Qué duro es ser joven

Leyendo la columna titulada ‘Millennials’: dueños de la nada me vienen a la cabeza dos reflexiones habituales que son así como gordas y también toda una constelación de pequeñas ideas.

Entre las pequeñas ideas, que resulta un poco triste que se dedique tanta inteligencia a escribir un texto así. También que después de tantos siglos no hayamos aprendido que cuando una persona de cierta edad se pone a escribir algo de estilo “es que los jóvenes de hoy”, debería parar inmediatamente e irse a hacer otra cosa, porque el resultado no va a ser bueno. O lo absurdo que resulta que por el simple hecho de haber nacido en un periodo de veinte años el mundo injustamente insista en meter en el mismo saco y tratar de la misma forma a individuos muy diferentes –unos están todavía en el instituto, otros salieron hace una década de la universidad– como si todos participasen de la misma mente colmena.

Parece que inevitablemente la edad trae cierto anquilosamiento que le impide a uno ver más allá y solo te permite recurrir a lo fácil. No me alegra comprobarlo una vez más, porque estoy a punto de cumplir los 50. Pero supongo que no tiene sentido negarlo.

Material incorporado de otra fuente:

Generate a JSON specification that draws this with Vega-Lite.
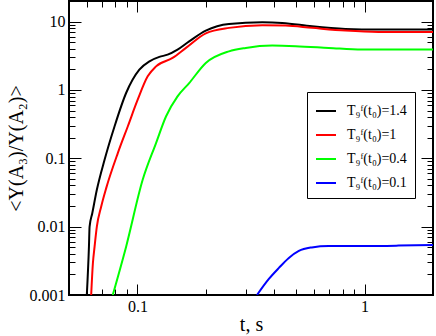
{
  "$schema": "https://vega.github.io/schema/vega-lite/v6.json",
  "width": 364,
  "height": 294,
  "autosize": {"type": "none"},
  "padding": {"left": 69, "top": 1, "right": 3, "bottom": 41},
  "config": {
    "view": {"stroke": "black", "strokeWidth": 2},
    "font": "Liberation Serif",
    "axis": {"grid": false, "domain": false, "tickColor": "black", "tickWidth": 1, "labelColor": "black", "titleColor": "black", "labelFont": "Liberation Serif", "titleFont": "Liberation Serif", "titleFontWeight": "normal", "labelFontSize": 16, "titleFontSize": 20}
  },
  "data": {
    "values": [
      {"t": 0.0598, "v": 0.0009, "s": "T₉ᶠ(t₀)=1.4"},
      {"t": 0.0612, "v": 0.0051, "s": "T₉ᶠ(t₀)=1.4"},
      {"t": 0.0616, "v": 0.0100, "s": "T₉ᶠ(t₀)=1.4"},
      {"t": 0.0633, "v": 0.0157, "s": "T₉ᶠ(t₀)=1.4"},
      {"t": 0.0663, "v": 0.0346, "s": "T₉ᶠ(t₀)=1.4"},
      {"t": 0.0717, "v": 0.0951, "s": "T₉ᶠ(t₀)=1.4"},
      {"t": 0.0793, "v": 0.292, "s": "T₉ᶠ(t₀)=1.4"},
      {"t": 0.0892, "v": 0.902, "s": "T₉ᶠ(t₀)=1.4"},
      {"t": 0.102, "v": 1.98, "s": "T₉ᶠ(t₀)=1.4"},
      {"t": 0.113, "v": 2.62, "s": "T₉ᶠ(t₀)=1.4"},
      {"t": 0.1249, "v": 3.04, "s": "T₉ᶠ(t₀)=1.4"},
      {"t": 0.1358, "v": 3.28, "s": "T₉ᶠ(t₀)=1.4"},
      {"t": 0.1502, "v": 3.89, "s": "T₉ᶠ(t₀)=1.4"},
      {"t": 0.169, "v": 5.14, "s": "T₉ᶠ(t₀)=1.4"},
      {"t": 0.200, "v": 7.38, "s": "T₉ᶠ(t₀)=1.4"},
      {"t": 0.253, "v": 9.25, "s": "T₉ᶠ(t₀)=1.4"},
      {"t": 0.3545, "v": 9.77, "s": "T₉ᶠ(t₀)=1.4"},
      {"t": 0.434, "v": 9.57, "s": "T₉ᶠ(t₀)=1.4"},
      {"t": 0.587, "v": 8.53, "s": "T₉ᶠ(t₀)=1.4"},
      {"t": 0.823, "v": 7.82, "s": "T₉ᶠ(t₀)=1.4"},
      {"t": 1.151, "v": 7.64, "s": "T₉ᶠ(t₀)=1.4"},
      {"t": 2.0, "v": 7.64, "s": "T₉ᶠ(t₀)=1.4"},
      {"t": 0.0625, "v": 0.0009, "s": "T₉ᶠ(t₀)=1"},
      {"t": 0.0637, "v": 0.00291, "s": "T₉ᶠ(t₀)=1"},
      {"t": 0.0648, "v": 0.0051, "s": "T₉ᶠ(t₀)=1"},
      {"t": 0.0663, "v": 0.0100, "s": "T₉ᶠ(t₀)=1"},
      {"t": 0.0693, "v": 0.0197, "s": "T₉ᶠ(t₀)=1"},
      {"t": 0.0729, "v": 0.0366, "s": "T₉ᶠ(t₀)=1"},
      {"t": 0.082, "v": 0.119, "s": "T₉ᶠ(t₀)=1"},
      {"t": 0.0907, "v": 0.292, "s": "T₉ᶠ(t₀)=1"},
      {"t": 0.1003, "v": 0.719, "s": "T₉ᶠ(t₀)=1"},
      {"t": 0.111, "v": 1.58, "s": "T₉ᶠ(t₀)=1"},
      {"t": 0.1208, "v": 2.21, "s": "T₉ᶠ(t₀)=1"},
      {"t": 0.1428, "v": 2.94, "s": "T₉ᶠ(t₀)=1"},
      {"t": 0.1636, "v": 4.12, "s": "T₉ᶠ(t₀)=1"},
      {"t": 0.200, "v": 6.74, "s": "T₉ᶠ(t₀)=1"},
      {"t": 0.253, "v": 8.09, "s": "T₉ᶠ(t₀)=1"},
      {"t": 0.3545, "v": 8.83, "s": "T₉ᶠ(t₀)=1"},
      {"t": 0.449, "v": 8.74, "s": "T₉ᶠ(t₀)=1"},
      {"t": 0.587, "v": 8.09, "s": "T₉ᶠ(t₀)=1"},
      {"t": 0.823, "v": 7.38, "s": "T₉ᶠ(t₀)=1"},
      {"t": 1.151, "v": 7.06, "s": "T₉ᶠ(t₀)=1"},
      {"t": 2.0, "v": 7.06, "s": "T₉ᶠ(t₀)=1"},
      {"t": 0.0779, "v": 0.001, "s": "T₉ᶠ(t₀)=0.4"},
      {"t": 0.0892, "v": 0.0051, "s": "T₉ᶠ(t₀)=0.4"},
      {"t": 0.1055, "v": 0.0484, "s": "T₉ᶠ(t₀)=0.4"},
      {"t": 0.1208, "v": 0.167, "s": "T₉ᶠ(t₀)=0.4"},
      {"t": 0.1336, "v": 0.409, "s": "T₉ᶠ(t₀)=0.4"},
      {"t": 0.1502, "v": 0.805, "s": "T₉ᶠ(t₀)=0.4"},
      {"t": 0.169, "v": 1.26, "s": "T₉ᶠ(t₀)=0.4"},
      {"t": 0.200, "v": 2.48, "s": "T₉ᶠ(t₀)=0.4"},
      {"t": 0.253, "v": 3.67, "s": "T₉ᶠ(t₀)=0.4"},
      {"t": 0.2999, "v": 4.12, "s": "T₉ᶠ(t₀)=0.4"},
      {"t": 0.392, "v": 4.45, "s": "T₉ᶠ(t₀)=0.4"},
      {"t": 0.497, "v": 4.37, "s": "T₉ᶠ(t₀)=0.4"},
      {"t": 0.695, "v": 4.12, "s": "T₉ᶠ(t₀)=0.4"},
      {"t": 0.973, "v": 3.89, "s": "T₉ᶠ(t₀)=0.4"},
      {"t": 2.0, "v": 3.89, "s": "T₉ᶠ(t₀)=0.4"},
      {"t": 0.336, "v": 0.001, "s": "T₉ᶠ(t₀)=0.1"},
      {"t": 0.379, "v": 0.00172, "s": "T₉ᶠ(t₀)=0.1"},
      {"t": 0.4196, "v": 0.00249, "s": "T₉ᶠ(t₀)=0.1"},
      {"t": 0.464, "v": 0.00348, "s": "T₉ᶠ(t₀)=0.1"},
      {"t": 0.5135, "v": 0.00441, "s": "T₉ᶠ(t₀)=0.1"},
      {"t": 0.5854, "v": 0.00497, "s": "T₉ᶠ(t₀)=0.1"},
      {"t": 0.695, "v": 0.00522, "s": "T₉ᶠ(t₀)=0.1"},
      {"t": 1.007, "v": 0.00522, "s": "T₉ᶠ(t₀)=0.1"},
      {"t": 1.41, "v": 0.00528, "s": "T₉ᶠ(t₀)=0.1"},
      {"t": 2.0, "v": 0.0054, "s": "T₉ᶠ(t₀)=0.1"}
    ]
  },
  "resolve": {"axis": {"x": "independent", "y": "independent"}},
  "layer": [
    {
      "mark": {"type": "line", "strokeWidth": 2, "clip": true, "interpolate": "monotone"},
      "encoding": {
        "x": {"field": "t", "type": "quantitative", "scale": {"type": "log", "domain": [0.05, 2], "nice": false},
          "axis": {"orient": "bottom", "values": [0.1, 1], "format": "~g", "tickSize": -11, "labelPadding": 14.5, "title": "t, s", "titlePadding": 0}},
        "y": {"field": "v", "type": "quantitative", "scale": {"type": "log", "domain": [0.001, 20], "nice": false},
          "axis": {"orient": "left", "values": [0.001, 0.01, 0.1, 1, 10], "format": "~g", "tickSize": -12, "labelPadding": 16, "title": "<Y(A₃)/Y(A₂)>", "titlePadding": 3}},
        "color": {"field": "s", "type": "nominal",
          "scale": {"domain": ["T₉ᶠ(t₀)=1.4", "T₉ᶠ(t₀)=1", "T₉ᶠ(t₀)=0.4", "T₉ᶠ(t₀)=0.1"], "range": ["#000000", "#ff0000", "#00ff00", "#0000ff"]},
          "legend": {"orient": "none", "legendX": 238, "legendY": 91, "title": null, "symbolType": "stroke", "symbolStrokeWidth": 2, "symbolSize": 400, "labelFontSize": 14, "labelFont": "Liberation Serif", "labelColor": "black", "strokeColor": "black", "fillColor": "white", "padding": 8, "rowPadding": 6, "labelOffset": 10}}
      }
    },
    {
      "mark": {"type": "point", "opacity": 0},
      "encoding": {
        "x": {"field": "t", "type": "quantitative", "scale": {"type": "log", "domain": [0.05, 2], "nice": false},
          "axis": {"orient": "bottom", "values": [0.06, 0.07, 0.08, 0.09, 0.2, 0.3, 0.4, 0.5, 0.6, 0.7, 0.8, 0.9, 2], "labels": false, "tickSize": -6, "title": null}},
        "y": {"field": "v", "type": "quantitative", "scale": {"type": "log", "domain": [0.001, 20], "nice": false},
          "axis": {"orient": "left", "values": [0.002, 0.003, 0.004, 0.005, 0.006, 0.007, 0.008, 0.009, 0.02, 0.03, 0.04, 0.05, 0.06, 0.07, 0.08, 0.09, 0.2, 0.3, 0.4, 0.5, 0.6, 0.7, 0.8, 0.9, 2, 3, 4, 5, 6, 7, 8, 9, 20], "labels": false, "tickSize": -6, "title": null}}
      }
    },
    {
      "mark": {"type": "point", "opacity": 0},
      "encoding": {
        "x": {"field": "t", "type": "quantitative", "scale": {"type": "log", "domain": [0.05, 2], "nice": false},
          "axis": {"orient": "top", "values": [0.1, 1], "labels": false, "tickSize": -11, "title": null}},
        "y": {"field": "v", "type": "quantitative", "scale": {"type": "log", "domain": [0.001, 20], "nice": false},
          "axis": {"orient": "right", "values": [0.001, 0.01, 0.1, 1, 10], "labels": false, "tickSize": -12, "title": null}}
      }
    },
    {
      "mark": {"type": "point", "opacity": 0},
      "encoding": {
        "x": {"field": "t", "type": "quantitative", "scale": {"type": "log", "domain": [0.05, 2], "nice": false},
          "axis": {"orient": "top", "values": [0.06, 0.07, 0.08, 0.09, 0.2, 0.3, 0.4, 0.5, 0.6, 0.7, 0.8, 0.9, 2], "labels": false, "tickSize": -6, "title": null}},
        "y": {"field": "v", "type": "quantitative", "scale": {"type": "log", "domain": [0.001, 20], "nice": false},
          "axis": {"orient": "right", "values": [0.002, 0.003, 0.004, 0.005, 0.006, 0.007, 0.008, 0.009, 0.02, 0.03, 0.04, 0.05, 0.06, 0.07, 0.08, 0.09, 0.2, 0.3, 0.4, 0.5, 0.6, 0.7, 0.8, 0.9, 2, 3, 4, 5, 6, 7, 8, 9, 20], "labels": false, "tickSize": -6, "title": null}}
      }
    }
  ]
}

Mi primera reflexión mayor es que debe ser duro ser joven en el mundo moderno. Es decir, todos hemos pasado por eso, y a los jóvenes en todas las épocas se les consideraba peores que las ratas que diseminaban plagas. Se joven es ser blanco, forma cómoda de asignar culpas sin necesidad de pensar o hacer uso de otras facultades cognitivas (y, por supuesto, mucho más seguro que meterse con algún otro grupo más merecedor que podría tener poder o similar). Pero hoy en día la cosa suena todavía peor. El desarrollo de internet y las redes sociales en particular permiten que ese discurso fácil se repita una y otra vez. De mí generación decían lo mismo, pero no tan repetida y machaconamente como se habla de los millennials.

La otra es que debe ser duro levantarse un día y comprobar que el mundo ya no te pertenece. O al menos, ya no te pertenece de la misma forma. El centro, el lugar generador de novedad, es de otros; de otros que encima, en su profunda villanía, no se molestan ni en pedirte permiso primero, haciendo caso omiso de la nobleza de tus canas. De nuevo, nos ha pasado a todos y algunos somos incluso capaces de aceptarlo y disfrutarlo. Pero para muchos, es claramente la última humillación de la realidad, un derrocamiento de una posición absoluta que creían inamovible. Perder el puesto que uno creía merecer por derecho provoca ira, está claro, y esa ira hay que descargarla contra alguien.

Los jóvenes son siempre un blanco fácil de las frustraciones de los adultos.

La naturaleza humana es así, imagino, y supongo que no me sorprende. Lo que me sorprende, y mucho, es que los periódicos sigan insistiendo en publicar ese tipo de textos. Aunque en realidad, quizá es que simplemente conocen bien a su público.